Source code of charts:
* * * *
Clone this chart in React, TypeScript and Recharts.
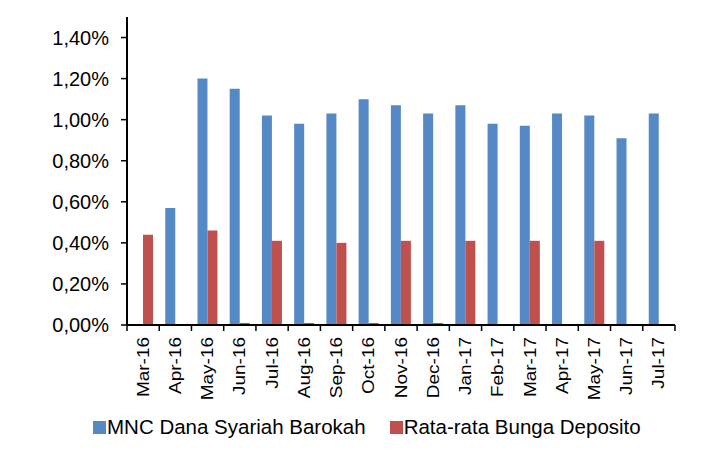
import React from "react";
import { BarChart, Bar, XAxis, YAxis, Legend } from "recharts";

const months = [
  "Mar-16", "Apr-16", "May-16", "Jun-16", "Jul-16", "Aug-16", "Sep-16", "Oct-16", "Nov-16",
  "Dec-16", "Jan-17", "Feb-17", "Mar-17", "Apr-17", "May-17", "Jun-17", "Jul-17",
];
const barokah = [0, 0.57, 1.2, 1.15, 1.02, 0.98, 1.03, 1.1, 1.07, 1.03, 1.07, 0.98, 0.97, 1.03, 1.02, 0.91, 1.03];
const deposito = [0.44, 0.003, 0.46, 0.01, 0.41, 0.01, 0.4, 0.01, 0.41, 0.01, 0.41, 0.003, 0.41, 0.003, 0.41, 0.003, 0];
const yTicks = [0, 0.2, 0.4, 0.6, 0.8, 1.0, 1.2, 1.4];

const BLUE = "#5589C6";
const RED = "#C0504D";
const FONT = "'Liberation Sans', Arial, sans-serif";

const data = months.map((m, i) => ({ month: m, barokah: barokah[i], deposito: deposito[i] }));

const W = 720;
const H = 450;
const LEFT = 127;
const RIGHT = 45;
const band = (W - LEFT - RIGHT) / months.length;

const fmt = (v: number) => v.toFixed(2).replace(".", ",") + "%";

// tick marks sit between months, label in the middle
function MonthTick(props: any) {
  const { x, y, payload, index } = props;
  const last = index === months.length - 1;
  return (
    <g>
      <line x1={x - band / 2} x2={x - band / 2} y1={y} y2={y + 6} stroke="#000" strokeWidth={1.5} />
      {last && <line x1={x + band / 2} x2={x + band / 2} y1={y} y2={y + 6} stroke="#000" strokeWidth={1.5} />}
      <text
        x={0}
        y={0}
        transform={`translate(${x},${y + 12}) rotate(-90) scale(1.15,1)`}
        textAnchor="end"
        dominantBaseline="central"
        fontSize={16.5}
        fontFamily={FONT}
        fill="#000"
      >
        {payload.value}
      </text>
    </g>
  );
}

function LegendContent() {
  const items = [
    { name: "MNC Dana Syariah Barokah", color: BLUE },
    { name: "Rata-rata Bunga Deposito", color: RED },
  ];
  return (
    <div style={{ display: "flex", alignItems: "center", paddingLeft: 93, fontFamily: FONT, fontSize: 20.5, color: "#000" }}>
      {items.map((it, i) => (
        <div key={it.name} style={{ display: "flex", alignItems: "center", marginRight: i === 0 ? 24 : 0 }}>
          <span style={{ width: 13, height: 13, background: it.color, display: "inline-block", marginRight: 1 }} />
          <span>{it.name}</span>
        </div>
      ))}
    </div>
  );
}

export default function App() {
  return (
    <div style={{ position: "absolute", left: 0, top: 0, width: W, height: H, background: "#fff" }}>
      <BarChart
        width={W}
        height={H}
        data={data}
        margin={{ top: 17, right: RIGHT, left: 0, bottom: 0 }}
        barSize={10}
        barGap={0}
      >
        <XAxis
          dataKey="month"
          interval={0}
          height={90}
          tickSize={0}
          tickMargin={0}
          tickLine={false}
          axisLine={{ stroke: "#000", strokeWidth: 2 }}
          tick={<MonthTick />}
        />
        <YAxis
          width={LEFT}
          domain={[0, 1.5]}
          ticks={yTicks}
          tickFormatter={fmt}
          tickSize={6}
          tickMargin={12}
          tickLine={{ stroke: "#000", strokeWidth: 1.5 }}
          axisLine={{ stroke: "#000", strokeWidth: 2 }}
          tick={{ fontSize: 20, fontFamily: FONT, fill: "#000" }}
        />
        <Legend verticalAlign="bottom" height={35} content={<LegendContent />} />
        <Bar dataKey="barokah" name="MNC Dana Syariah Barokah" fill={BLUE} isAnimationActive={false} />
        <Bar dataKey="deposito" name="Rata-rata Bunga Deposito" fill={RED} isAnimationActive={false} />
      </BarChart>
    </div>
  );
}
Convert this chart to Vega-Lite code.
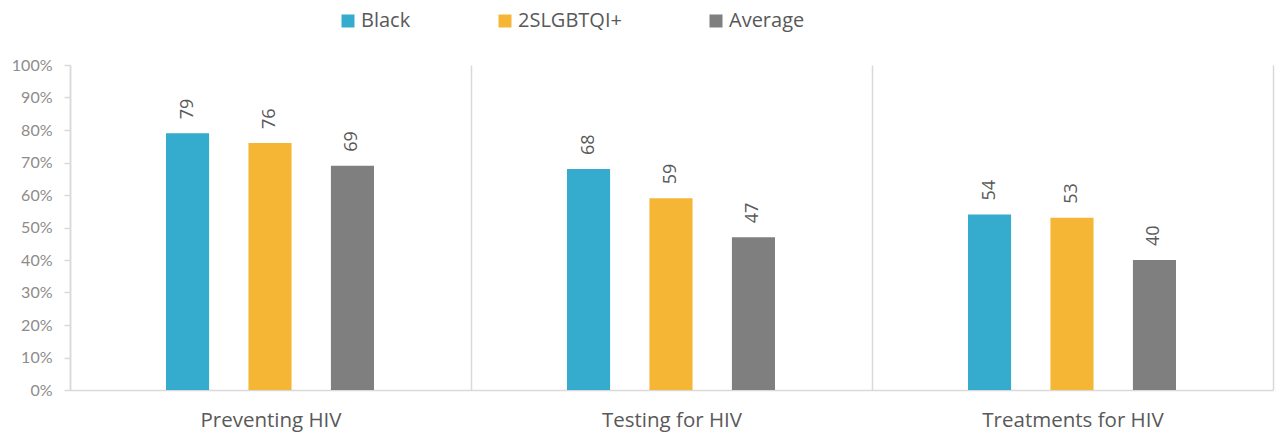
{
  "$schema": "https://vega.github.io/schema/vega-lite/v6.json",
  "width": 1203,
  "height": 325,
  "autosize": {"type": "none"},
  "padding": {"left": 70, "top": 65, "right": 4, "bottom": 44},
  "background": "white",
  "config": {"view": {"stroke": null}, "font": "Open Sans"},
  "data": {
    "values": [
      {"category": "Preventing HIV", "group": "Black", "value": 79},
      {"category": "Preventing HIV", "group": "2SLGBTQI+", "value": 76},
      {"category": "Preventing HIV", "group": "Average", "value": 69},
      {"category": "Testing for HIV", "group": "Black", "value": 68},
      {"category": "Testing for HIV", "group": "2SLGBTQI+", "value": 59},
      {"category": "Testing for HIV", "group": "Average", "value": 47},
      {"category": "Treatments for HIV", "group": "Black", "value": 54},
      {"category": "Treatments for HIV", "group": "2SLGBTQI+", "value": 53},
      {"category": "Treatments for HIV", "group": "Average", "value": 40}
    ]
  },
  "encoding": {
    "x": {
      "field": "category",
      "type": "nominal",
      "sort": ["Preventing HIV", "Testing for HIV", "Treatments for HIV"],
      "scale": {"paddingInner": 0, "paddingOuter": 0},
      "axis": {
        "title": null,
        "labelAngle": 0,
        "labelLimit": 400,
        "tickBand": "extent",
        "grid": true,
        "gridColor": "#d9d9d9",
        "gridWidth": 1.5,
        "ticks": false,
        "domainColor": "#d9d9d9",
        "domainWidth": 1.5,
        "labelFontSize": 20.5,
        "labelColor": "#595959",
        "labelPadding": 20
      }
    },
    "xOffset": {
      "field": "group",
      "type": "nominal",
      "sort": ["Black", "2SLGBTQI+", "Average"],
      "scale": {"range": [96, 304], "paddingInner": 0.4775, "paddingOuter": 0}
    },
    "y": {
      "field": "value",
      "type": "quantitative",
      "scale": {"domain": [0, 100], "nice": false},
      "axis": {
        "title": null,
        "values": [0, 10, 20, 30, 40, 50, 60, 70, 80, 90, 100],
        "labelExpr": "datum.value + '%'",
        "grid": false,
        "domainColor": "#d9d9d9",
        "domainWidth": 1.5,
        "tickColor": "#d9d9d9",
        "tickWidth": 1.5,
        "tickSize": 6,
        "labelFont": "Lato",
        "labelFontSize": 16,
        "labelColor": "#8c8c8c",
        "labelPadding": 12
      }
    }
  },
  "layer": [
    {
      "mark": {"type": "bar"},
      "encoding": {
        "color": {
          "field": "group",
          "type": "nominal",
          "sort": ["Black", "2SLGBTQI+", "Average"],
          "scale": {"domain": ["Black", "2SLGBTQI+", "Average"], "range": ["#35ABCD", "#F6B635", "#7F7F7F"]},
          "legend": {
            "title": null,
            "orient": "none",
            "direction": "horizontal",
            "legendX": 268,
            "legendY": -54,
            "padding": 0,
            "symbolType": "square",
            "symbolSize": 169,
            "symbolStrokeWidth": 0,
            "symbolOpacity": 1,
            "labelFontSize": 20,
            "labelColor": "#595959",
            "labelOffset": 3,
            "columnPadding": 84
          }
        }
      }
    },
    {
      "mark": {"type": "text", "angle": 270, "align": "left", "baseline": "middle", "dx": 14, "fontSize": 18, "color": "#595959"},
      "encoding": {"text": {"field": "value", "type": "quantitative"}}
    }
  ]
}
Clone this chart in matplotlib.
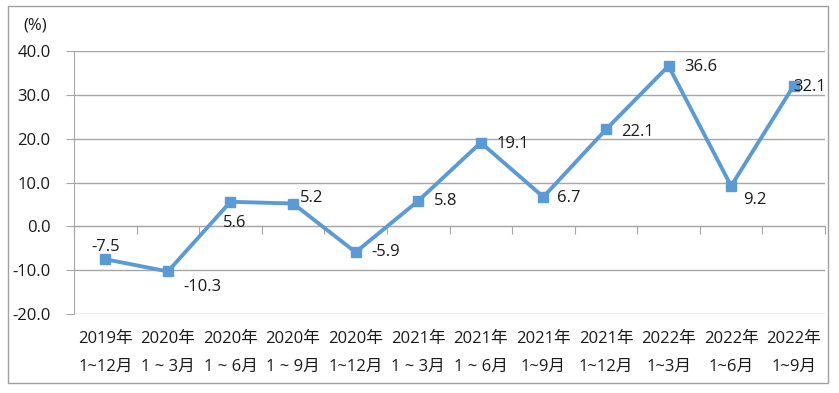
import matplotlib
matplotlib.use("Agg")
import matplotlib.pyplot as plt
from matplotlib.patches import Rectangle
import numpy as np

plt.rcParams['font.family'] = ['Open Sans', 'Noto Sans CJK SC', 'DejaVu Sans']

categories = ["2019年\n1~12月", "2020年\n1 ~ 3月", "2020年\n1 ~ 6月", "2020年\n1 ~ 9月",
              "2020年\n1~12月", "2021年\n1 ~ 3月", "2021年\n1 ~ 6月", "2021年\n1~9月",
              "2021年\n1~12月", "2022年\n1~3月", "2022年\n1~6月", "2022年\n1~9月"]
values = [-7.5, -10.3, 5.6, 5.2, -5.9, 5.8, 19.1, 6.7, 22.1, 36.6, 9.2, 32.1]
y_ticks = [-20, -10, 0, 10, 20, 30, 40]

# label offsets in points (dx, dy) and horizontal alignment
label_pos = [(0, 9, 'center'), (11, -11, 'left'), (3, -15, 'center'), (5, 4, 'left'),
             (11, 0, 'left'), (11, 0, 'left'), (11, -1, 'left'), (10, -1, 'left'),
             (11, -2, 'left'), (11, -1, 'left'), (9, -10, 'left'), (0, -1, 'left')]

color = '#5B9BD5'
grid_c = '#A6A6A6'
txt_c = '#1a1a1a'
fs = 12

fig = plt.figure(figsize=(8.39, 3.93), dpi=100)
ax = fig.add_axes([74/839, 1-314/393, (825-74)/839, (314-51)/393])

x = np.arange(len(values))
ax.plot(x, values, color=color, lw=2.8, marker='s', ms=7.5, zorder=3)

for xi, v, (dx, dy, ha) in zip(x, values, label_pos):
    ax.annotate(f"{v:.1f}", (xi, v), xytext=(dx, dy), textcoords='offset points',
                ha=ha, va='center', fontsize=fs, color=txt_c, zorder=4)

ax.set_xlim(-0.5, len(values)-0.5)
ax.set_ylim(-20, 40)
ax.set_yticks(y_ticks)
ax.set_yticklabels([f"{t:.1f}" for t in y_ticks], fontsize=fs, color=txt_c)
ax.yaxis.grid(True, color=grid_c, lw=1.0)
ax.set_axisbelow(True)
for s in ['top', 'right', 'bottom']:
    ax.spines[s].set_visible(False)
ax.spines['left'].set_color(grid_c)
ax.tick_params(axis='y', length=6, color=grid_c, pad=11)

ax.set_xticks(x)
ax.set_xticklabels(categories, fontsize=fs, color=txt_c, linespacing=2.05)
ax.tick_params(axis='x', length=0, pad=12)

# zero axis line with category boundary ticks
sec = ax.secondary_xaxis(1/3)
sec.set_xticks(np.arange(len(values)+1) - 0.5)
sec.set_xticklabels([])
sec.tick_params(axis='x', direction='out', length=6, color=grid_c)
sec.spines['bottom'].set_color(grid_c)

fig.text(23/839, 1-26/393, "(%)", fontsize=fs, color=txt_c, va='center', ha='left')

fig.patches.append(Rectangle((8/839, 1-383/393), (828-8)/839, (383-6)/393,
                             transform=fig.transFigure, fill=False, ec='#A0A0A0', lw=1.0))

fig.savefig("out.png", dpi=100)
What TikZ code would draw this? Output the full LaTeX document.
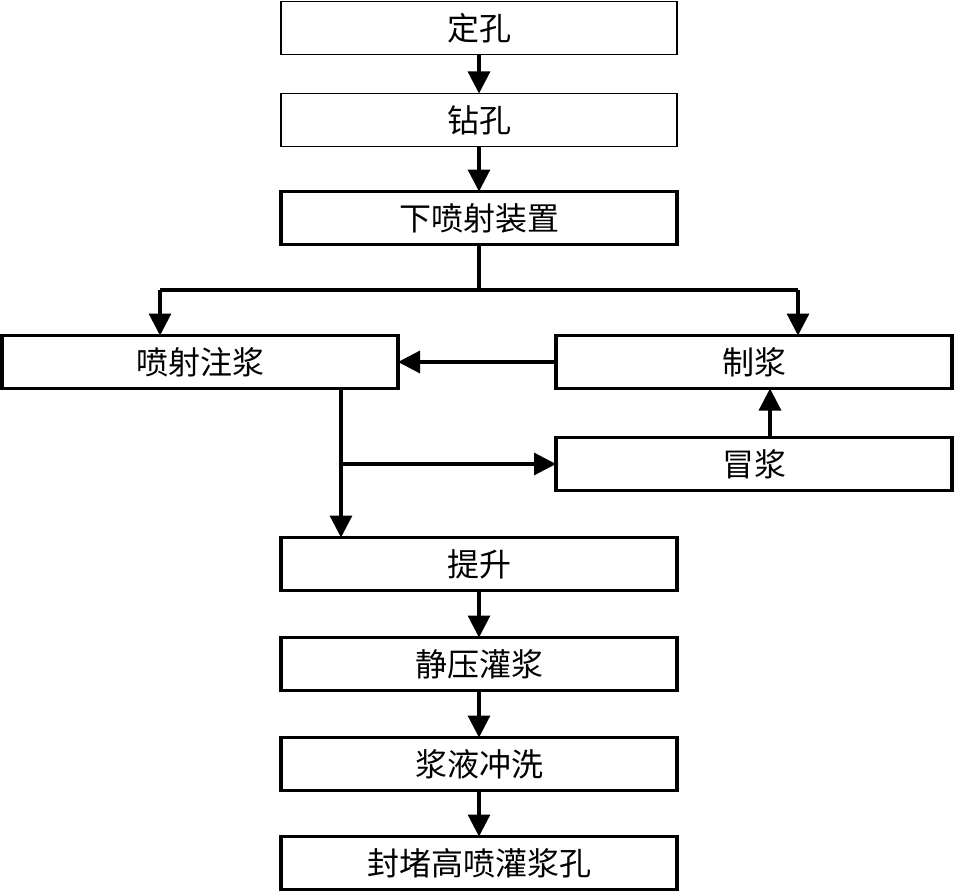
\documentclass[tikz,border=0pt]{standalone}
\usepackage{fontspec}
\newfontfamily\cjk{Noto Sans CJK SC}
\usepackage{tikz}
\usetikzlibrary{arrows.meta}
\def\BoxW{396pt}

\begin{document}
\begin{tikzpicture}[x=1pt, y=-1pt,
    stage/.style={draw, rectangle, outer sep=0pt, line width=3.2pt, minimum width=\BoxW, minimum height=53pt, font=\cjk\fontsize{32}{36}\selectfont},
    thinstage/.style={stage, line width=1.2pt},
    flow/.style={line width=3.2pt, -{Triangle[length=22pt,width=22pt]}},
    link/.style={line width=3.2pt}]
    \useasboundingbox (0,0) rectangle (956,891);

    \node[thinstage] (locate)   at (479,28)  {定孔};
    \node[thinstage] (drill)    at (479,120) {钻孔};
    \node[stage]     (lower)    at (479,218) {下喷射装置};
    \node[stage]     (jet)      at (200,362) {喷射注浆};
    \node[stage]     (mix)      at (754,362) {制浆};
    \node[stage]     (overflow) at (754,464) {冒浆};
    \node[stage]     (lift)     at (479,564) {提升};
    \node[stage]     (press)    at (479,664) {静压灌浆};
    \node[stage]     (flush)    at (479,764) {浆液冲洗};
    \node[stage]     (seal)     at (479,863) {封堵高喷灌浆孔};

    \coordinate (split)  at (479,290);
    \coordinate (splitL) at (160,290);
    \coordinate (splitR) at (798,290);
    \coordinate (down)   at (341,389);
    \coordinate (tap)    at (341,464);
    \coordinate (up)     at (770,437);

    \draw[flow] (locate) -- (drill);
    \draw[flow] (drill) -- (lower);
    \draw[link] (lower.south) -- (split);
    \draw[link] (splitL) -- (splitR);
    \draw[flow] (splitL) -- (splitL |- jet.north);
    \draw[flow] (splitR) -- (splitR |- mix.north);
    \draw[flow] (mix) -- (jet);
    \draw[flow] (up) -- (up |- mix.south);
    \draw[flow] (down) -- (down |- lift.north);
    \draw[flow] (tap) -- (overflow.west);
    \draw[flow] (lift) -- (press);
    \draw[flow] (press) -- (flush);
    \draw[flow] (flush) -- (seal);

\end{tikzpicture}
\end{document}
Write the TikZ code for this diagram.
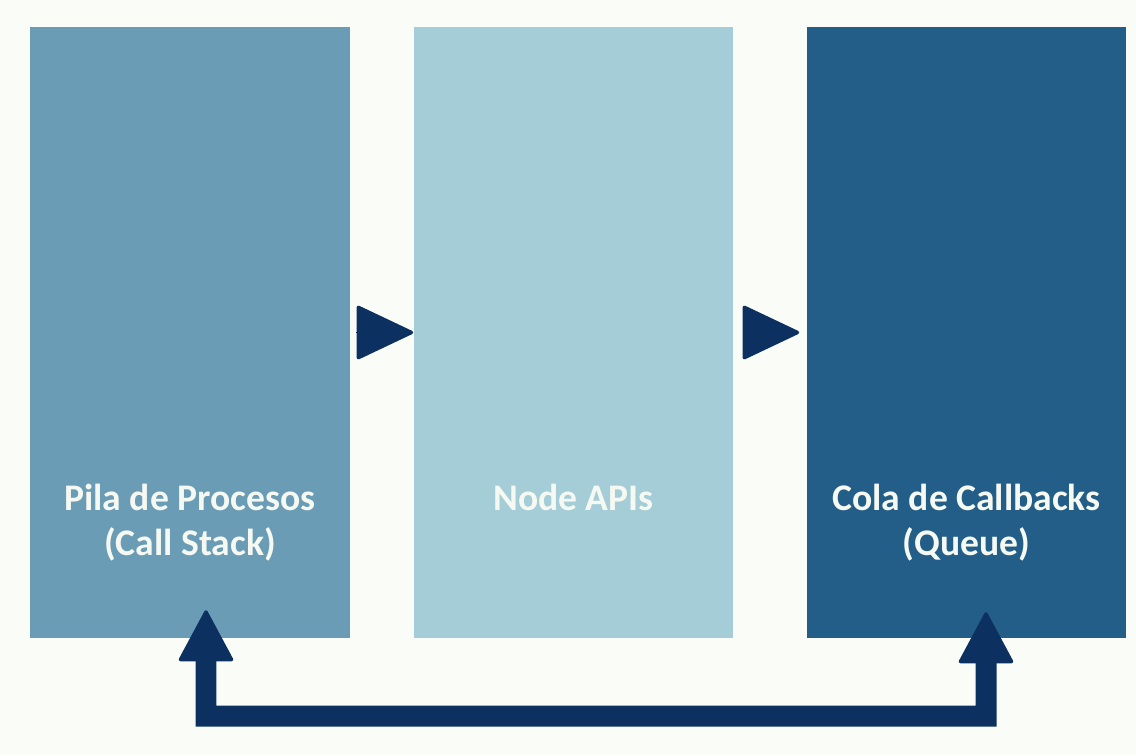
\documentclass[tikz,border=0pt]{standalone}
\usepackage{fontspec}
\setmainfont{Carlito}
\usepackage{xcolor}
\usetikzlibrary{arrows.meta}
\definecolor{loopbg}{HTML}{FAFDF7}
\definecolor{stackblue}{HTML}{6A9CB6}
\definecolor{apiblue}{HTML}{A4CDD7}
\definecolor{queueblue}{HTML}{225E87}
\definecolor{loopink}{HTML}{0C3160}
\definecolor{labelwhite}{HTML}{F6F9F2}

\begin{document}
\begin{tikzpicture}[x=0.02cm,y=0.02cm,
  panel/.style={inner sep=0pt,minimum width=6.4cm,minimum height=12.22cm},
  caption/.style={anchor=north,inner sep=0pt,align=center,text=labelwhite,
    font=\fontsize{21.4}{25.6}\selectfont\bfseries},
  handoff/.style={loopink,line width=0.05pt,
    -{Triangle[length=1.18cm,width=1.1cm,round,line width=2pt]}},
  returnpath/.style={loopink,line width=0.42cm,line join=miter,
    {Triangle[length=1.06cm,width=1.12cm,round,line width=2pt]}-{Triangle[length=1.06cm,width=1.12cm,round,line width=2pt]}}
]
  \fill[loopbg] (0,0) rectangle (1136,755);

  \node[panel,fill=stackblue] (pila) at (190,422.5) {};
  \node[panel,fill=apiblue] (apis) at (573.5,422.5) {};
  \node[panel,fill=queueblue] (cola) at (966.5,422.5) {};

  \node[caption] (pilatext) at (190,271) {Pila de Procesos\\(Call Stack)};
  \node[caption] (apistext) at (573.5,271) {Node APIs};
  \node[caption] (colatext) at (966.5,271) {Cola de Callbacks\\(Queue)};

  \draw[handoff,shorten <=0.12cm] (pila.east) -- (apis.west);
  \draw[handoff,shorten <=0.2cm,shorten >=0.14cm] (apis.east) -- (cola.west);

  % callbacks back to the stack
  \coordinate (floor) at (986,39);
  \draw[returnpath] ([xshift=0.32cm,yshift=0.56cm]pila.south) |- (floor)
    -- ([xshift=0.39cm,yshift=0.52cm]cola.south);
\end{tikzpicture}
\end{document}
* * * *
**EXERCISE DIRECTIONS:** Write out again exactly the lines from the start of the data above through the line containing "const fmt = (v: number)", inclusive, excluding any pictures.

**EXPECTED ANSWER:**
Clone this chart in React, TypeScript and Recharts.
import React from "react";
import { BarChart, Bar, XAxis, YAxis, Legend } from "recharts";

const months = [
  "Mar-16", "Apr-16", "May-16", "Jun-16", "Jul-16", "Aug-16", "Sep-16", "Oct-16", "Nov-16",
  "Dec-16", "Jan-17", "Feb-17", "Mar-17", "Apr-17", "May-17", "Jun-17", "Jul-17",
];
const barokah = [0, 0.57, 1.2, 1.15, 1.02, 0.98, 1.03, 1.1, 1.07, 1.03, 1.07, 0.98, 0.97, 1.03, 1.02, 0.91, 1.03];
const deposito = [0.44, 0.003, 0.46, 0.01, 0.41, 0.01, 0.4, 0.01, 0.41, 0.01, 0.41, 0.003, 0.41, 0.003, 0.41, 0.003, 0];
const yTicks = [0, 0.2, 0.4, 0.6, 0.8, 1.0, 1.2, 1.4];

const BLUE = "#5589C6";
const RED = "#C0504D";
const FONT = "'Liberation Sans', Arial, sans-serif";

const data = months.map((m, i) => ({ month: m, barokah: barokah[i], deposito: deposito[i] }));

const W = 720;
const H = 450;
const LEFT = 127;
const RIGHT = 45;
const band = (W - LEFT - RIGHT) / months.length;

const fmt = (v: number) => v.toFixed(2).replace(".", ",") + "%";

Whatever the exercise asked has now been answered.